Manual testing checklist:

  1. F5 to launch Extension Development Host
  2. Consent dialog appears on first run
  3. Status bar shows "Wake: Listening" after consent; engine indicator shows active engine (Windows/Sherpa)
  4. Say a wake phrase, confirm detection notification appears
  5. Status bar transitions to countdown (Wake: 30s → Wake: 29s → ...) during handoff
  6. Status bar returns to "Wake: Listening" after cooldown; target command fired correctly
  7. Toggle, enable, disable, and reset consent commands all work
  8. Output panel shows "Wake Word" channel with timestamped logs
  9. Change wakeWord.engine in Settings while listening. Confirm engine restarts immediately and engine indicator updates.
  10. Change wakeWord.engine during cooldown. Confirm countdown continues and the new engine starts when it expires.

Boundaries

NEVER add runtime npm dependencies. The extension must remain zero-dependency.

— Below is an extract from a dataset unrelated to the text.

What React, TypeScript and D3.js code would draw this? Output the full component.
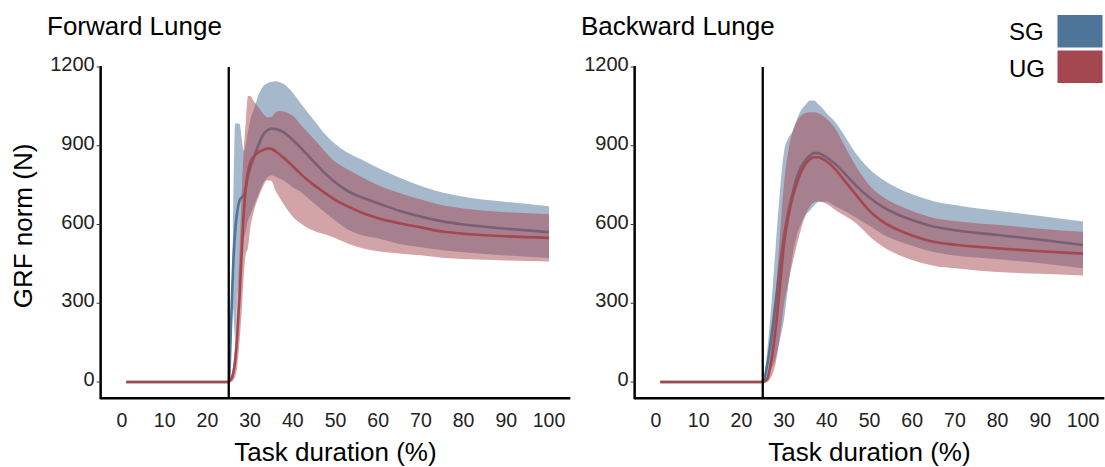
import * as d3 from "d3";

// % of task, mean and SD of the normalised GRF (N)
const fwdPct = [1, 25, 25.5, 26, 26.5, 27, 27.5, 28, 28.5, 29, 29.5, 30, 31, 32, 33, 34, 35, 36, 37, 38, 40, 42, 45, 48, 50, 53, 57, 60, 65, 70, 75, 80, 90, 100];
const fwdSgMean = [0, 0, 200, 430, 575, 650, 690, 703, 710, 740, 785, 815, 860, 905, 940, 958, 966, 964, 958, 950, 922, 890, 838, 788, 760, 726, 698, 681, 652, 630, 612, 600, 584, 571];
const fwdSgSd = [0, 0, 60, 150, 410, 335, 295, 230, 170, 165, 170, 180, 185, 190, 185, 180, 178, 182, 184, 184, 180, 168, 158, 148, 146, 146, 142, 134, 126, 117, 110, 106, 102, 99];
const fwdUgMean = [0, 0, 10, 30, 80, 180, 320, 480, 640, 740, 800, 835, 862, 876, 884, 889, 888, 878, 866, 852, 822, 790, 750, 715, 693, 668, 640, 624, 605, 589, 573, 565, 555, 549];
const fwdUgSd = [0, 0, 10, 25, 60, 120, 170, 220, 240, 250, 290, 255, 205, 170, 140, 120, 122, 150, 166, 178, 192, 187, 175, 155, 145, 141, 133, 126, 115, 106, 100, 96, 92, 90];

const bwdPct = [1, 25, 26, 27, 28, 29, 30, 31, 32, 33, 34, 35, 36, 37, 38, 39, 40, 42, 44, 46, 48, 50, 53, 57, 60, 65, 70, 75, 80, 90, 100];
const bwdSgMean = [0, 0, 60, 170, 300, 440, 560, 650, 719, 780, 820, 845, 862, 872, 872, 865, 855, 830, 798, 762, 730, 703, 668, 635, 617, 592, 578, 568, 560, 542, 522];
const bwdSgSd = [0, 0, 50, 120, 210, 280, 320, 280, 235, 220, 216, 210, 210, 200, 186, 178, 168, 160, 145, 128, 116, 108, 104, 100, 98, 97, 96, 94, 92, 90, 89];
const bwdUgMean = [0, 0, 10, 80, 200, 360, 528, 630, 705, 758, 800, 830, 848, 856, 856, 850, 840, 810, 770, 730, 690, 652, 612, 577, 558, 534, 523, 515, 509, 498, 489];
const bwdUgSd = [0, 0, 10, 60, 130, 190, 230, 250, 250, 235, 215, 195, 180, 172, 168, 165, 162, 155, 135, 115, 102, 97, 95, 94, 93, 91, 90, 90, 90, 86, 83];

const xTicks = [0, 10, 20, 30, 40, 50, 60, 70, 80, 90, 100];
const yTicks = [0, 300, 600, 900, 1200];
const groups = ["SG", "UG"];
const groupColors = ["#4E7499", "#A5474F"];

const FONT = "'Liberation Sans', Arial, Helvetica, sans-serif";

type Pt = { x: number; m: number; sd: number };

function toPoints(xs: number[], mean: number[], sd: number[]): Pt[] {
  return xs.map((x, i) => ({ x, m: mean[i], sd: sd[i] }));
}

function Panel({ dx, title, pct, series }: { dx: number; title: string; pct: number[]; series: [number[], number[]][] }) {
  const x = d3.scaleLinear().domain([0, 100]).range([122 + dx, 549 + dx]);
  const y = d3.scaleLinear().domain([0, 1200]).range([382, 67]);

  const band = d3.area<Pt>()
    .x(d => x(d.x))
    .y0(d => y(d.m - d.sd))
    .y1(d => y(d.m + d.sd))
    .curve(d3.curveMonotoneX);
  const line = d3.line<Pt>()
    .x(d => x(d.x))
    .y(d => y(d.m))
    .curve(d3.curveMonotoneX);

  const axisY = y(-62);

  return (
    <g>
      <text x={47 + dx} y={35} fontSize={26} fontFamily={FONT} fill="#000">{title}</text>

      {series.map(([mean, sd], i) => {
        const pts = toPoints(pct, mean, sd);
        return (
          <g key={groups[i]}>
            <path d={band(pts) ?? ""} fill={groupColors[i]} fillOpacity={0.5} />
            <path d={line(pts) ?? ""} fill="none" stroke={groupColors[i]} strokeWidth={2.6} />
          </g>
        );
      })}

      <line x1={x(25)} x2={x(25)} y1={y(1200)} y2={axisY} stroke="#000" strokeWidth={2.3} />

      {/* axes */}
      <line x1={x(-5)} x2={x(-5)} y1={y(1200) - 1} y2={axisY + 1} stroke="#000" strokeWidth={2.5} />
      <line x1={x(-5)} x2={x(105)} y1={axisY} y2={axisY} stroke="#000" strokeWidth={2.5} />
      {yTicks.map(t => (
        <g key={t}>
          <line x1={x(-5) - 4} x2={x(-5)} y1={y(t)} y2={y(t)} stroke="#333" strokeWidth={1} />
          <text x={x(-5) - 6} y={y(t) + 4} textAnchor="end" fontSize={20} fontFamily={FONT} fill="#222">{t}</text>
        </g>
      ))}
      {xTicks.map(t => (
        <text key={t} x={x(t)} y={427} textAnchor="middle" fontSize={19.5} fontFamily={FONT} fill="#222">{t}</text>
      ))}
      <text x={(x(-5) + x(105)) / 2} y={461} textAnchor="middle" fontSize={26} fontFamily={FONT} fill="#000">Task duration (%)</text>
    </g>
  );
}

export default function App() {
  return (
    <svg width={1105} height={467} style={{ position: "absolute", left: 0, top: 0, background: "#fff" }}>
      <rect width={1105} height={467} fill="#fff" />
      <text transform="translate(32,226) rotate(-90)" textAnchor="middle" fontSize={26} fontFamily={FONT} fill="#000">GRF norm (N)</text>
      <Panel dx={0} title="Forward Lunge" pct={fwdPct} series={[[fwdSgMean, fwdSgSd], [fwdUgMean, fwdUgSd]]} />
      <Panel dx={534} title="Backward Lunge" pct={bwdPct} series={[[bwdSgMean, bwdSgSd], [bwdUgMean, bwdUgSd]]} />

      {groups.map((g, i) => (
        <g key={g}>
          <text x={1009} y={40 + i * 36.5} fontSize={24} fontFamily={FONT} fill="#000">{g}</text>
          <rect x={1057.5} y={15 + i * 35.5} width={45} height={32.5} fill={groupColors[i]} />
        </g>
      ))}
    </svg>
  );
}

NEVER send audio data over the network. All recognition is local.

NEVER use PowerShell double-quoted strings for user-provided content (injection risk).

NEVER add darwin-x64 as a CI build target. Intel Mac (pre-2020) is excluded: the macos-13 GitHub Actions runner has uncertain long-term availability, and decibri darwin-x64 pre-built binaries are unconfirmed. Revisit only if a darwin-x64 user files an issue with confirmed binary support.

NEVER modify the ATTRIBUTION.md protocol frontmatter without explicit instruction.

NEVER add Co-Authored-By or any AI attribution lines to commit messages.

NEVER run git commit, git push, or publish to any branch. The user always commits and pushes manually.

Attribution

This repository participates in the AI Attribution Protocol. See ATTRIBUTION.md for reciprocity guidelines.